23 And it shall come to pass in that day [yom], that every place shall be, where there were a thousand vines [gefen] at a thousand silverlings [kesef], it shall even be for briers and thorns.


The "briars and thorns" are the wicked nation, reverted to its fierce and useless and destructive natural animal state. "Briars and thorns" is a common scriptural symbol of wild and unfruitful people, specially those upon whom cultivation has been expended without result. *


24 With arrows and with bows shall men come thither; because all the land [ kol ha'aretz] shall become briers and thorns.

The "arrows and bows" (v. 24) are the invaders God sends upon the land because of the briar-and-thorn condition. *


25 And on all hills that shall be digged with the mattock [hoed with a hoe], there shall not come thither the fear of briers and thorns: but it shall be for the sending forth of oxen, and for the treading of lesser cattle [pasturing of cattle, and for the treading place of seh].

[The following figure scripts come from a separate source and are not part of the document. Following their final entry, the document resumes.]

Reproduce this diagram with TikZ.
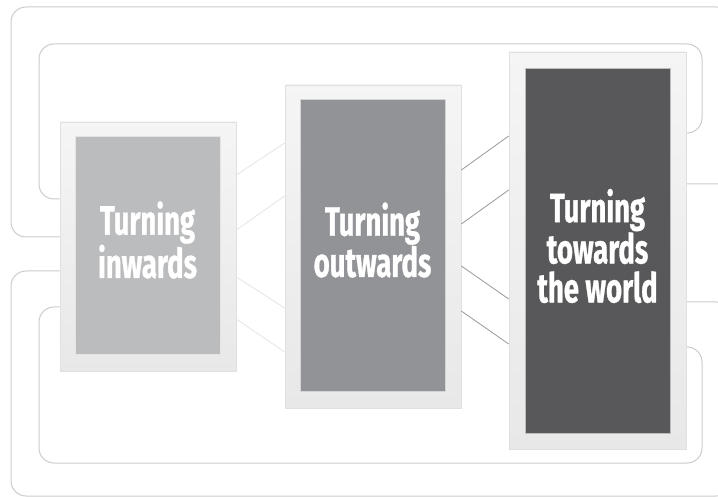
\documentclass[tikz,border=0pt]{standalone}
\usepackage{fontspec}
\newfontfamily\cndfont[FakeStretch=0.67,BoldFeatures={FakeBold=0.8}]{Fira Sans}
\begin{document}
\begin{tikzpicture}[x=1pt,y=-1pt,
  loopline/.style={draw=black!20,line width=1pt,rounded corners=15pt},
  frame/.style={draw=black!12,line width=0.6pt,top color=black!4,bottom color=black!9,inner sep=0,rectangle},
  panel/.style={inner sep=0,rectangle,draw=white!60!#1,line width=0.5pt,fill=#1},
  label/.style={text=white,align=center,inner sep=0,font=\cndfont\bfseries\fontsize{41}{39}\selectfont},
  lightlink/.style={draw=black!10,line width=0.8pt},
  darklink/.style={draw=black!40,line width=0.8pt}]
\definecolor{pA}{HTML}{BBBCBE}
\definecolor{pB}{HTML}{929396}
\definecolor{pC}{HTML}{58585A}
\useasboundingbox[fill=white] (0,0) rectangle (718,497);
% box frames (named, for connector anchors)
\path (148,246.5) node[frame,minimum width=176pt,minimum height=249pt] (b1) {};
\path (373,246.5) node[frame,minimum width=176pt,minimum height=323pt] (b2) {};
\path (597.5,250.5) node[frame,minimum width=177pt,minimum height=397pt] (b3) {};
% loops
\draw[loopline] (b1.west |- 0,237) -- (11,237) -- (11,7) -- (731,7) -- (731,184) -- (b3.east |- 0,184);
\draw[loopline] (b1.west |- 0,199) -- (39,199) -- (39,44) -- (702,44) -- (702,133) -- (b3.east |- 0,133);
\draw[loopline] (b1.west |- 0,271) -- (11,271) -- (11,496) -- (731,496) -- (731,302) -- (b3.east |- 0,302);
\draw[loopline] (b1.west |- 0,307) -- (39,307) -- (39,463) -- (702,463) -- (702,347) -- (b3.east |- 0,347);
% redraw frames above loops
\path (148,246.5) node[frame,minimum width=176pt,minimum height=249pt] {};
\path (373,246.5) node[frame,minimum width=176pt,minimum height=323pt] {};
\path (597.5,250.5) node[frame,minimum width=177pt,minimum height=397pt] {};
\node[panel=pA,minimum width=145pt,minimum height=218pt] (p1) at (147.5,245) {};
\node[panel=pB,minimum width=145pt,minimum height=292pt] (p2) at (372.5,245) {};
\node[panel=pC,minimum width=145pt,minimum height=365pt] (p3) at (597.5,250.5) {};
\node[label] (t1) at (147.5,240) {Turning\\inwards};
\node[label] (t2) at (372.5,240) {Turning\\outwards};
\node[label] (t3) at (597.5,246) {Turning\\towards\\the world};
% links
\draw[lightlink] (b1.east |- 0,175) -- (b2.west |- 0,143);
\draw[lightlink] (b1.east |- 0,230) -- (b2.west |- 0,196);
\draw[lightlink] (b1.east |- 0,277) -- (b2.west |- 0,308);
\draw[lightlink] (b1.east |- 0,319) -- (b2.west |- 0,352);
\draw[darklink] (b2.east |- 0,170) -- (b3.west |- 0,136);
\draw[darklink] (b2.east |- 0,224) -- (b3.west |- 0,190);
\draw[darklink] (b2.east |- 0,266) -- (b3.west |- 0,299);
\draw[darklink] (b2.east |- 0,311) -- (b3.west |- 0,344);
\end{tikzpicture}
\end{document}
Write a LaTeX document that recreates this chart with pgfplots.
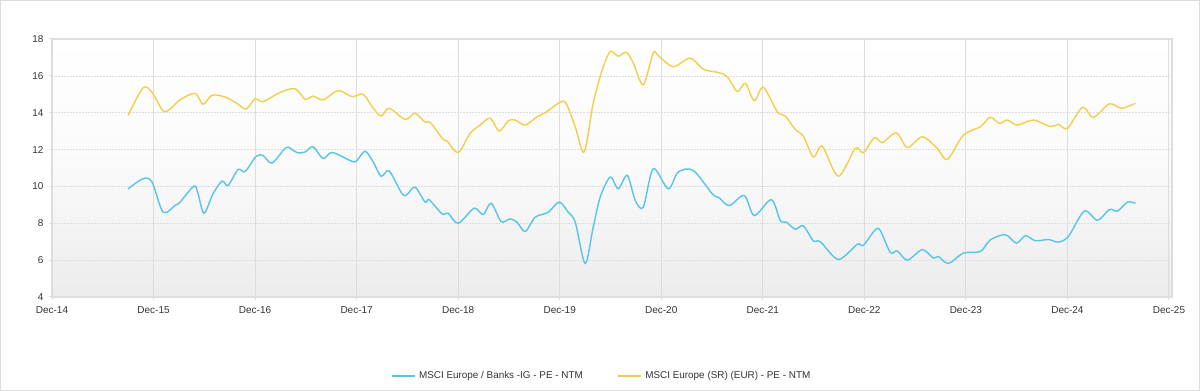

But still above the lower level of briars and thorns that cover the land in general, "hills" arise that are diligently cultivated and productive, and where the briars and thorns cannot come and are not feared. These little hills of faithful fruitfulness in the general barrenness of the nation, are for the "sending forth of oxen," the zealously labouring apostles and preachers of the Gospel. And the "lesser cattle" (Revised Version: sheep) are the flock of the redeemed.